* Exercise description *
Can you output, word for word, the lines between the one holding "Write the matplotlib code for this chart." and the one holding "ax = fig.add_axes([17", inclusive, leaving out any pictures?

* Records supplied *
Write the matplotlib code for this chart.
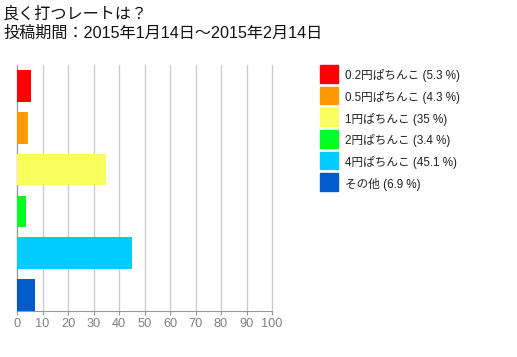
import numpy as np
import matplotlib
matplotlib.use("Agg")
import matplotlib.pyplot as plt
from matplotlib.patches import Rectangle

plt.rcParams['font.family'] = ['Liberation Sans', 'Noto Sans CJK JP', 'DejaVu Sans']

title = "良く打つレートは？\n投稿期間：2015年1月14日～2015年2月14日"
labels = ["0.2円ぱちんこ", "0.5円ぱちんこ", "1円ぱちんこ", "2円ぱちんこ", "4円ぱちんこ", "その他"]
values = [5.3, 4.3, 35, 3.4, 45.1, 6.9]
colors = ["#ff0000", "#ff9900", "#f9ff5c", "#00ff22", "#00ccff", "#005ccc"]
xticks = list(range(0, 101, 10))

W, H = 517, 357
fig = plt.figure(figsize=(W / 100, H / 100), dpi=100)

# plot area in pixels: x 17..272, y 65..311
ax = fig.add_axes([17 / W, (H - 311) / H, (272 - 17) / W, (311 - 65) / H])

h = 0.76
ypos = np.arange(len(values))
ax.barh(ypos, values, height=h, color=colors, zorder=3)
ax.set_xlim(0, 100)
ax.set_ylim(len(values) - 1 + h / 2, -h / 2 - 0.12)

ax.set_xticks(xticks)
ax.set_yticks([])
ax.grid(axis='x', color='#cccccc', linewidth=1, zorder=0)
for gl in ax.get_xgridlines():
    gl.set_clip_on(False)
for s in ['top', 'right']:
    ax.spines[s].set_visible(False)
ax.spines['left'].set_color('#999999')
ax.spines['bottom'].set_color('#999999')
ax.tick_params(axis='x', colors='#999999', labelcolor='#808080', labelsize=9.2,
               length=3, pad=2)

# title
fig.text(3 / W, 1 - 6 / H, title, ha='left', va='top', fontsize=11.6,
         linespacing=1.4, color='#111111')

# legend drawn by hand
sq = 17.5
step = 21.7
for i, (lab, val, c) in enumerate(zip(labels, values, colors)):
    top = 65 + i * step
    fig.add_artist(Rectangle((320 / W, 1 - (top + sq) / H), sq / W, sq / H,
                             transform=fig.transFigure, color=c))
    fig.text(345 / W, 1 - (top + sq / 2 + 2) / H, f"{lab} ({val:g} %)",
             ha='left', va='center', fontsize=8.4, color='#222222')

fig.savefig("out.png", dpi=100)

==

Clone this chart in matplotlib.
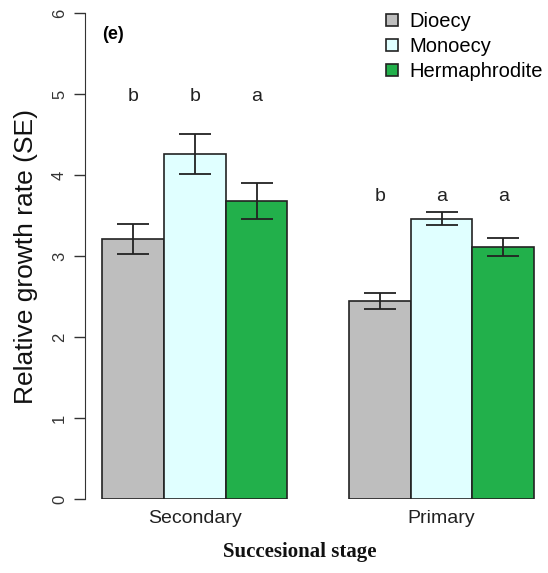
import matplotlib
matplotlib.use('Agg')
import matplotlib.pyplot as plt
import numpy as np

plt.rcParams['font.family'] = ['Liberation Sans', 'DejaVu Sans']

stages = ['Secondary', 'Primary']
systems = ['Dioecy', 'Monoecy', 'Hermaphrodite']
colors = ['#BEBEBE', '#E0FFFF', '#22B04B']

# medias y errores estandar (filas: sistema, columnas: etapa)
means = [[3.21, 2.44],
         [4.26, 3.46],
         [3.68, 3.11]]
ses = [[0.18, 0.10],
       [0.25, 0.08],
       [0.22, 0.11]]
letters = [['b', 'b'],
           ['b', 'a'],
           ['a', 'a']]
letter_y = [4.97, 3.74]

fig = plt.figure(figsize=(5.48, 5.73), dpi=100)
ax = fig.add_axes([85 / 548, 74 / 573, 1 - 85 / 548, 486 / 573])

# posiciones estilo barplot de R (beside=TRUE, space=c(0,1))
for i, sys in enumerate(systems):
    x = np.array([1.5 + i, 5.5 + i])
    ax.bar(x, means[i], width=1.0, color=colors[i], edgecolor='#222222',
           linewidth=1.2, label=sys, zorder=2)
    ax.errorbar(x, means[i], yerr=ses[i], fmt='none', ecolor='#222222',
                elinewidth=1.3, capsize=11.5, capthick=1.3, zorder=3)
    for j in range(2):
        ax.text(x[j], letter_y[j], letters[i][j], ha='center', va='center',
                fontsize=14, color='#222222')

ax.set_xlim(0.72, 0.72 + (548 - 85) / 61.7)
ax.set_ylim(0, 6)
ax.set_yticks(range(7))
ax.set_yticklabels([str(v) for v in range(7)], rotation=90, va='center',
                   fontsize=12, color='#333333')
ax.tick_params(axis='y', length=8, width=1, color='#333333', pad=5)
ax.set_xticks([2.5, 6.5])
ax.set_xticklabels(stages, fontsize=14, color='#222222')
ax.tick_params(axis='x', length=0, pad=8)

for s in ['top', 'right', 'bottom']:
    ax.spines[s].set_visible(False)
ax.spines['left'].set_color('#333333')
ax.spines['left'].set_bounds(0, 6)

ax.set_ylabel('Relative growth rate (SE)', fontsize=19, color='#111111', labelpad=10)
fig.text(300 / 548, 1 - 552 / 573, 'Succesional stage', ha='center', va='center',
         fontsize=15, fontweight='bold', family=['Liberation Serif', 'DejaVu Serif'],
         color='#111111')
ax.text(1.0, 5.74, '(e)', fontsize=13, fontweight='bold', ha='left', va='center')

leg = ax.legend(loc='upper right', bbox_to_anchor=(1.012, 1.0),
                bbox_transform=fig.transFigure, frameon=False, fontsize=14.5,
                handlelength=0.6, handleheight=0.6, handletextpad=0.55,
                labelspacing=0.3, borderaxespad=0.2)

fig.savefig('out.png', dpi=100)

* Task solution *
Write the matplotlib code for this chart.
import numpy as np
import matplotlib
matplotlib.use("Agg")
import matplotlib.pyplot as plt
from matplotlib.patches import Rectangle

plt.rcParams['font.family'] = ['Liberation Sans', 'Noto Sans CJK JP', 'DejaVu Sans']

title = "良く打つレートは？\n投稿期間：2015年1月14日～2015年2月14日"
labels = ["0.2円ぱちんこ", "0.5円ぱちんこ", "1円ぱちんこ", "2円ぱちんこ", "4円ぱちんこ", "その他"]
values = [5.3, 4.3, 35, 3.4, 45.1, 6.9]
colors = ["#ff0000", "#ff9900", "#f9ff5c", "#00ff22", "#00ccff", "#005ccc"]
xticks = list(range(0, 101, 10))

W, H = 517, 357
fig = plt.figure(figsize=(W / 100, H / 100), dpi=100)

# plot area in pixels: x 17..272, y 65..311
ax = fig.add_axes([17 / W, (H - 311) / H, (272 - 17) / W, (311 - 65) / H])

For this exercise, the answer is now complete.